MultiDK: A Multiple Descriptor Multiple Kernel Approach for Molecular Discovery and Its Application to Organic Flow Battery Electrolytes.

Abstract

We propose a multiple descriptor multiple kernel (MultiDK) method for efficient molecular discovery using machine learning. We show that the MultiDK method improves both the speed and accuracy of molecular property prediction. We apply the method to the discovery of electrolyte molecules for aqueous redox flow batteries. Using multiple-type-as opposed to single-type-descriptors, we obtain more relevant features for machine learning. Following the principle of "wisdom of the crowds", the combination of multiple-type descriptors significantly boosts prediction performance.
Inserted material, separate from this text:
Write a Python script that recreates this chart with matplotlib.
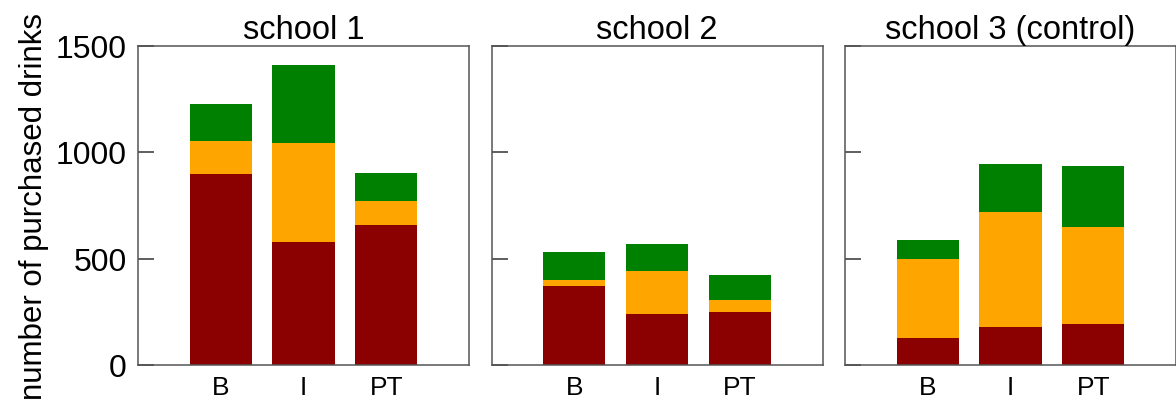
import matplotlib
matplotlib.use("Agg")
import matplotlib.pyplot as plt
import numpy as np

plt.rcParams["font.family"] = ["Liberation Sans", "DejaVu Sans"]

schools = ["school 1", "school 2", "school 3 (control)"]
categories = ["B", "I", "PT"]
# segment values per school (bottom: red, middle: orange, top: green)
red = [[895, 576, 656], [369, 238, 250], [125, 177, 191]]
orange = [[155, 464, 112], [30, 205, 55], [374, 543, 457]]
green = [[175, 367, 133], [130, 127, 116], [86, 225, 288]]

colors = ["#8B0000", "#FFA500", "#008000"]

fig = plt.figure(figsize=(11.76, 4.10), dpi=100)
W, H = 1176, 410
lefts = [138, 491.5, 845]
width = 331
bottom_px, top_px = 366, 46.5

x = np.arange(len(categories))
for i, name in enumerate(schools):
    ax = fig.add_axes([lefts[i] / W, 1 - bottom_px / H, width / W, (bottom_px - top_px) / H])
    r = np.array(red[i])
    o = np.array(orange[i])
    g = np.array(green[i])
    ax.bar(x, r, width=0.75, color=colors[0])
    ax.bar(x, o, width=0.75, bottom=r, color=colors[1])
    ax.bar(x, g, width=0.75, bottom=r + o, color=colors[2])
    ax.set_xlim(-1, 3)
    ax.set_ylim(0, 1500)
    ax.set_yticks([0, 500, 1000, 1500])
    ax.set_xticks(x)
    ax.set_xticklabels(categories, fontsize=19)
    ax.tick_params(axis="x", length=0, pad=7)
    ax.tick_params(axis="y", direction="in", length=11.5, width=1.1, color="#333333",
                   labelsize=23, pad=8)
    if i > 0:
        ax.set_yticklabels([])
    else:
        ax.set_ylabel("number of purchased drinks", fontsize=22.5, labelpad=5)
    for s in ax.spines.values():
        s.set_color("#555555")
        s.set_linewidth(1.1)
    ax.set_title(name, fontsize=23.5, pad=5)

fig.savefig("out.png", dpi=100)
Moreover, by employing multiple kernels-more than one kernel function for a set of the input descriptors-MultiDK exploits nonlinear relations between molecular structure and properties better than a linear regression approach. The multiple kernels consist of a Tanimoto similarity kernel and a linear kernel for a set of binary descriptors and a set of nonbinary descriptors, respectively. Using MultiDK, we achieve an average performance of r2 = 0.92 with a test set of molecules for solubility prediction. We also extend MultiDK to predict pH-dependent solubility and apply it to a set of quinone molecules with different ionizable functional groups to assess their performance as flow battery electrolytes.